Is vendor lock-in cloud computing's little secret?
Written by Dan Kusnetzky, Contributor

After speaking with Andres Rodriguez, Founder and CEO of Nasuni about his company's interesting cloud storage offering, I spent a little bit of time on the company's website.

Nasuni, by the way, is offering a clever, simplified cloud storage and protection service that could make life easier for many mid-tier companies. I'm working on editing a Nasuni customer profile and hope to post it in the near future.

While visiting the Nasuni website, I came across an insightful post, The Cloud’s Little Secret: Vendor Lock-In and thought the ideas there would be worth a few comments.

Is Lock-in simply part of the package?

If one looks objectively at many Software as a Service (SaaS) and Platform as a Service (PaaS) offerings, it is easy to come to the conclusion lock-in is part of the service!  Call it an added feature if you'd like.Once an organization puts there data into these applications or uses the suppliers proprietary application framework and APIs, the customer is firmly locked in.

This one of the reasons that large organizations are waiting for standards to emerge allowing a greater level of interoperability and data migration. Other reasons include concerns about security, data retention, compliance and the ability to survive an audit.

Rushing in can be a survival thing

That being said, many organizations are rushing in anyway. It appears that they are more concerned with lowering their overall costs now. They're not really thinking far enough into the future to put lock-in avoidance on their list of priorities.
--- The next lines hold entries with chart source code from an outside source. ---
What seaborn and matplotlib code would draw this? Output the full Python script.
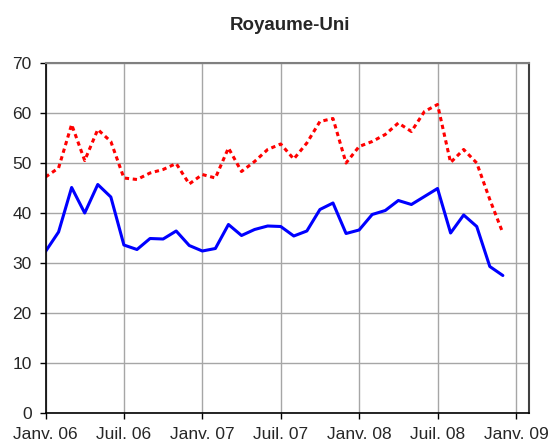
import numpy as np
import pandas as pd
import seaborn as sns
import matplotlib.pyplot as plt

# values, Jan 2006 .. Dec 2008 (monthly)
serie_bleue = [32.3, 36.2, 45.1, 40.0, 45.7, 43.2, 33.6, 32.7, 34.9, 34.8, 36.4, 33.5,
               32.4, 32.9, 37.7, 35.5, 36.7, 37.4, 37.3, 35.4, 36.4, 40.7, 42.0, 35.9,
               36.6, 39.7, 40.5, 42.5, 41.7, 43.3, 44.9, 36.0, 39.6, 37.3, 29.3, 27.5]
serie_rouge = [47.2, 49.0, 57.7, 50.5, 56.7, 54.3, 47.0, 46.7, 48.0, 48.7, 49.9, 45.8,
               47.7, 47.0, 53.0, 48.3, 50.3, 52.7, 53.8, 50.8, 54.0, 58.3, 58.9, 50.0,
               53.3, 54.3, 55.7, 58.0, 56.3, 60.3, 61.7, 50.1, 52.7, 50.0, 42.7, 36.0]
tick_labels = ['Janv. 06', 'Juil. 06', 'Janv. 07', 'Juil. 07', 'Janv. 08', 'Juil. 08', 'Janv. 09']
y_ticks = [0, 10, 20, 30, 40, 50, 60, 70]

mois = np.arange(len(serie_bleue))
df = pd.DataFrame({'mois': mois, 'bleue': serie_bleue, 'rouge': serie_rouge})

sns.set_style('white')
plt.rcParams['font.family'] = ['Liberation Sans', 'DejaVu Sans']

fig = plt.figure(figsize=(5.52, 4.48), dpi=100)
ax = fig.add_axes([45.5 / 552, 35 / 448, 483.5 / 552, 350 / 448])

sns.lineplot(data=df, x='mois', y='bleue', color='#0000FF', linewidth=2.2, ax=ax)
sns.lineplot(data=df, x='mois', y='rouge', color='#FF0000', linewidth=2.2,
             linestyle=(0, (1.4, 1.2)), ax=ax)

ax.set_xlim(0, 37)
ax.set_ylim(0, 70)
ax.set_xticks(range(0, 37, 6))
ax.set_xticklabels(tick_labels)
ax.set_yticks(y_ticks)
ax.set_xlabel('')
ax.set_ylabel('')

ax.grid(True, color='#a6a6a6', linewidth=1)
ax.set_axisbelow(True)
ax.tick_params(axis='both', direction='out', length=4, width=1, color='black',
               labelsize=12.5, pad=6, left=True, bottom=True)

for s in ['left', 'bottom']:
    ax.spines[s].set_color('black')
    ax.spines[s].set_linewidth(1.2)
ax.spines['top'].set_color('#808080')
ax.spines['right'].set_color('#404040')
ax.spines['top'].set_linewidth(1.5)
ax.spines['right'].set_linewidth(1.5)

fig.text(289.5 / 552, 1 - 30 / 448, 'Royaume-Uni', ha='center', va='baseline',
         fontsize=13.5, fontweight='bold')

plt.savefig('out.png', dpi=100)
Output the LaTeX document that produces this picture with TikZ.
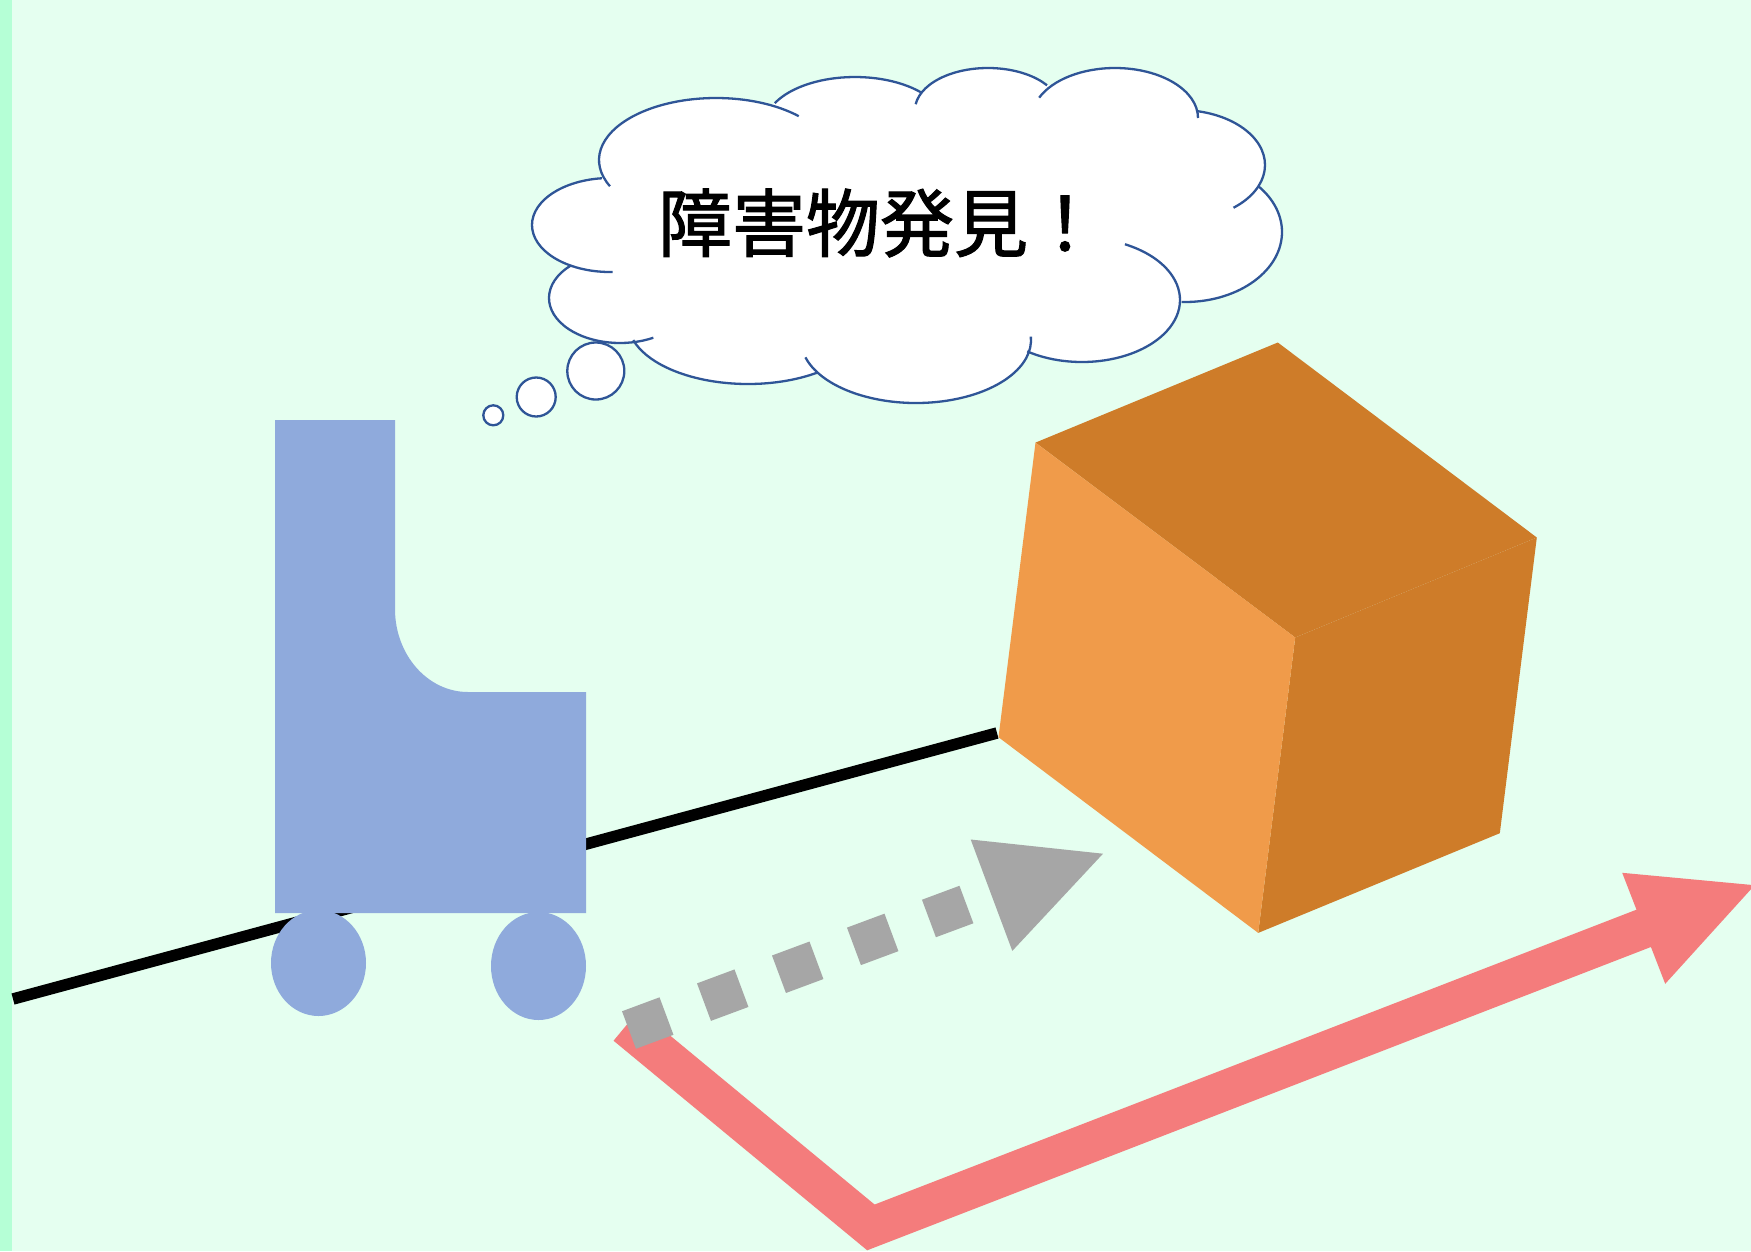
\documentclass[tikz,border=0pt]{standalone}
\usepackage{fontspec}
\newfontfamily\cjkfont[FakeBold=1.5]{Noto Sans CJK JP}
\definecolor{bgcol}{HTML}{E5FFF0}
\definecolor{stripcol}{HTML}{B5FFD6}
\definecolor{robotcol}{HTML}{8FAADC}
\definecolor{boxlight}{HTML}{F09B4A}
\definecolor{boxdark}{HTML}{CE7C29}
\definecolor{pathpink}{HTML}{F47C7C}
\definecolor{pathgray}{HTML}{A6A6A6}
\definecolor{cloudline}{HTML}{2F5597}
\tikzset{
  cloudstroke/.style={draw=cloudline, line width=2.3pt},
  bubble/.style={cloudstroke, fill=white},
}
\begin{document}
\begin{tikzpicture}[x=1pt,y=1pt]
\useasboundingbox (0,0) rectangle (1751,-1251);
\clip (0,0) rectangle (1751,-1251);
% background and left band
\fill[bgcol] (0,0) rectangle (1751,-1251);
\fill[stripcol] (0,0) rectangle (12,-1251);

% floor line
\coordinate (floorA) at (13,-999);
\coordinate (floorB) at (997,-733);
\draw[line width=11.5pt] (floorA) -- (floorB);

% planned route (pink) with arrow head
\coordinate (routeS) at (626.3,-1025.3);
\coordinate (routeV) at (870.9,-1227.4);
\coordinate (routeE) at (1648.4,-926.5);
\draw[pathpink, line width=40pt, line join=miter] (routeS) -- (routeV) -- (routeE);
\fill[pathpink] (1622.2,-872.8) -- (1754.6,-885.2) -- (1665.2,-983.8) -- cycle;

% avoidance path (gray, dashed) with arrow head
\coordinate (detourS) at (629,-1030);
\coordinate (detourE) at (991.5,-895.2);
\draw[pathgray, line width=40pt, dash pattern=on 40pt off 40pt] (detourS) -- (detourE);
\fill[pathgray] (970.7,-839.5) -- (1103,-853.7) -- (1012.3,-950.9) -- cycle;

% robot body and wheels
\fill[robotcol] (275,-420) -- (395,-420) -- (395,-609)
  arc[start angle=180, end angle=270, x radius=73pt, y radius=83pt]
  -- (586,-692) -- (586,-913) -- (275,-913) -- cycle;
\fill[robotcol] (318.5,-963) ellipse[x radius=47.5pt, y radius=53pt];
\fill[robotcol] (538.5,-966) ellipse[x radius=47.5pt, y radius=54pt];

% obstacle box
\coordinate (tlb) at (1035.5,-442.6);
\coordinate (tb)  at (1277.8,-342.5);
\coordinate (rt)  at (1536.8,-537.5);
\coordinate (ft)  at (1295.2,-637.5);
\coordinate (lb)  at (998.5,-737.2);
\coordinate (fb)  at (1258.2,-932.9);
\coordinate (rb)  at (1499.8,-833.2);
\fill[boxdark] (tlb) -- (tb) -- (rt) -- (ft) -- cycle;
\fill[boxdark] (ft) -- (rt) -- (rb) -- (fb) -- cycle;
\fill[boxlight] (tlb) -- (ft) -- (fb) -- (lb) -- cycle;

% thought cloud: white body, then the outline arcs
\fill[white] (602,-180) -- (776,-103) -- (920,-93) -- (1048,-85) -- (1197,-110)
  -- (1256,-187) -- (1182,-302) -- (1028,-352) -- (818,-373) -- (634,-340)
  -- (570,-265) -- cycle;
\foreach \cx/\cy/\rx/\ry/\a/\b in {
  716/160/117/62/45/205, 855/125/90/48/43/153, 988/110/73/42/36/172,
  1115/118/83/50/0/156, 1180/165/85/55/-51/79, 1185/232/97/70/-92/41,
  1082/300/98/62/-124/64, 916/340/115/63/-164/3, 748/322/120/62/-163/-55,
  620/298/71/45/134/298, 610/225/78/47/96/272}
  \fill[white] (\cx,-\cy) ellipse[x radius=\rx pt, y radius=\ry pt];
\foreach \cx/\cy/\rx/\ry/\a/\b in {
  716/160/117/62/45/205, 855/125/90/48/43/153, 988/110/73/42/36/172,
  1115/118/83/50/0/156, 1180/165/85/55/-51/79, 1185/232/97/70/-92/41,
  1082/300/98/62/-124/64, 916/340/115/63/-164/3, 748/322/120/62/-163/-55,
  620/298/71/45/134/298, 610/225/78/47/96/272}
  \draw[cloudstroke] ([shift={(\a:\rx pt and \ry pt)}]\cx,-\cy)
    arc[start angle=\a, end angle=\b, x radius=\rx pt, y radius=\ry pt];

% trailing bubbles
\draw[bubble] (595.8,-371) circle[radius=28.5pt];
\draw[bubble] (536.2,-397) circle[radius=19.5pt];
\draw[bubble] (493.3,-415.3) circle[radius=10pt];

% message
\node[inner sep=0pt, font=\cjkfont\fontsize{74}{80}\selectfont] (msg) at (880,-223) {障害物発見！};
\end{tikzpicture}
\end{document}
I guess the decision-makers' reasoning is that if the company doesn't lower its overall costs now, it won't survive. If it doesn't  survive, what difference does a little lock-in make?

Looking back, will survivors think rushing in was a good approach?

A few years down the road, however, survivors are likely to take a dim view of the decision-makers who gladly donned a vendor's handcuffs and ankle chains to save a little money. I guess we'll all have to see how this plays out.